Aerial view of the Town of Gibsons

Enabling cross-boundary management of watersheds is necessary to achieve the full potential of natural asset infrastructure, otherwise local governments are limited. One case of how this could affect a town’s prosperity this comes from the Town of Gibsons, BC.

  • Gibsons was the first local government in Canada to put natural assets at the core of its infrastructure system strategy, planning and operations through a fusion of asset management, ecological accounting, and ecosystem services methods. In 2014, the Town declared nature to be its most valuable asset.
  • Currently, governance systems are fragmented and overlapping. Different entities in the region where Gibsons is located are at different stages in terms of planning, monitoring, and implementation that affect natural assets. The Province of BC has several Ministries with responsibilities for the Aquifer, each with a different mandate.
  • Because of this separation, there is no plan to ensure the sustainability of the larger ecosystem which Gibsons is a part of and positively contributing to, despite the looming threats of climate change.
  • On its current trajectory, Gibsons will continue to make outstanding progress in natural asset management, but the outcomes will always fall short because they will end at its borders.

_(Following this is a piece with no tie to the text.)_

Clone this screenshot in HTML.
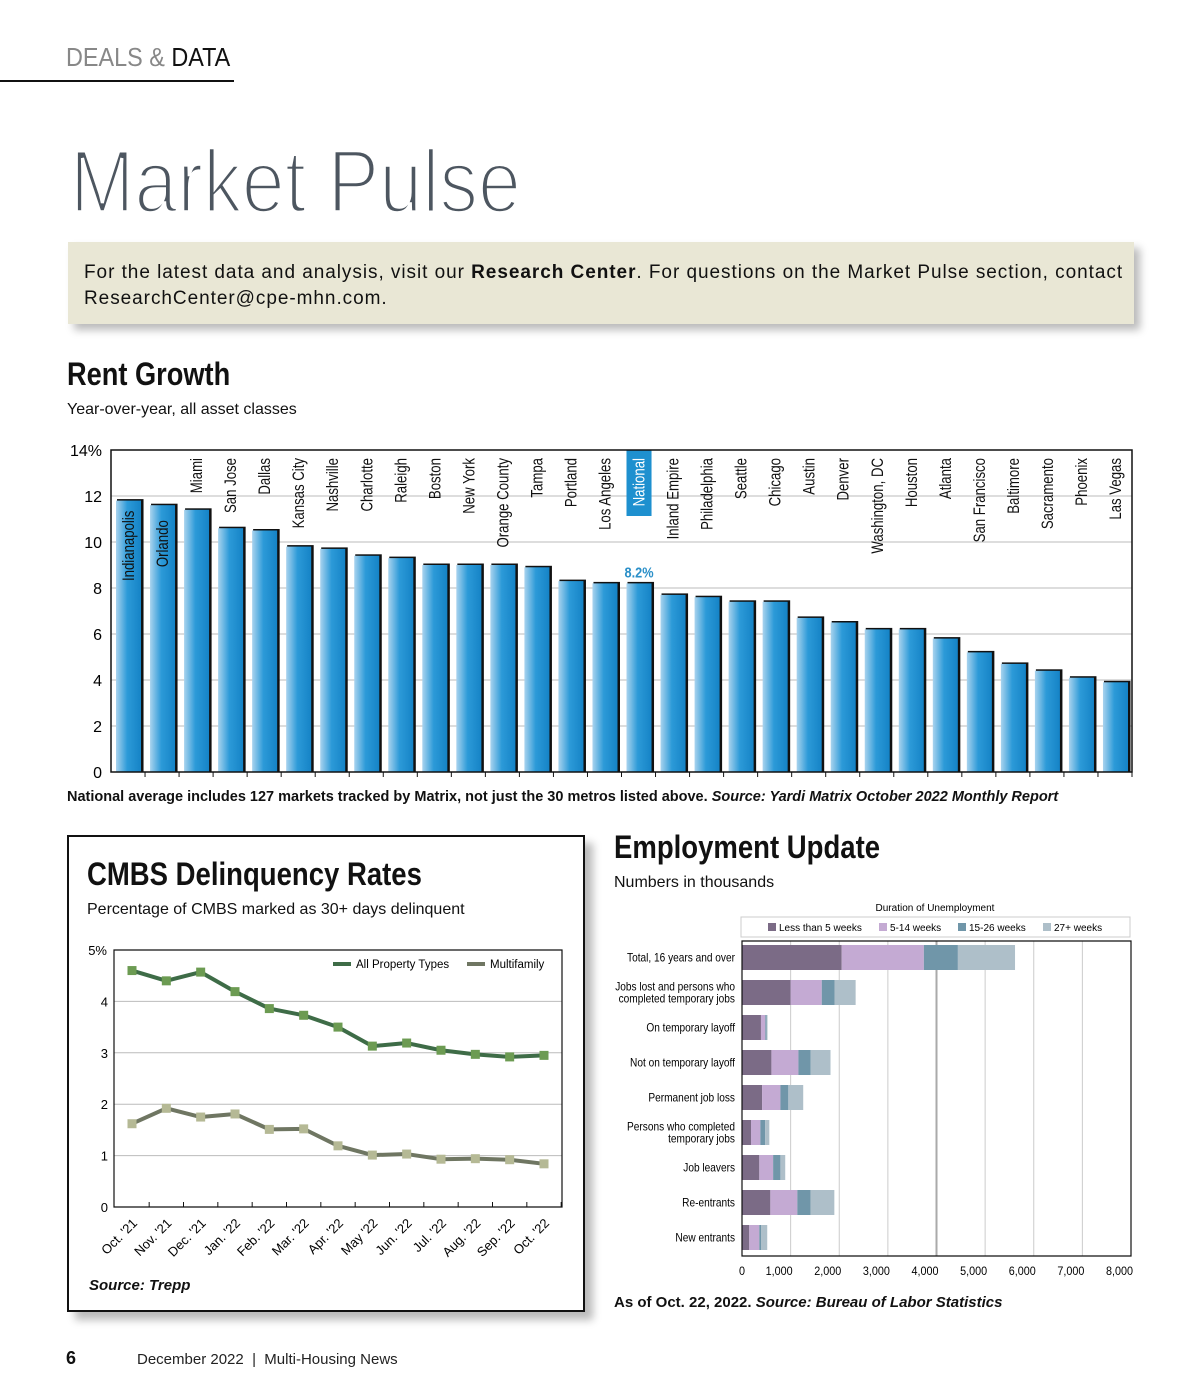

Other provinces, take note

The barriers identified in BC may express themselves differently in other provinces, but make no mistake, the broad categories are widely applicable, and every part of the country faces similar hurdles. In no other province in Canada is there likely to be any strong policy requiring anyone to take full account of the infrastructure and non-infrastructure services that nature provides. The one possible exception is Ontario’s O. Reg 588.17 .

Fortunately, solutions abound. A great starting point would be for every province to analyze, as BC has done, the policy and regulatory barriers to natural asset infrastructure, and to chart a rapid course to addressing them.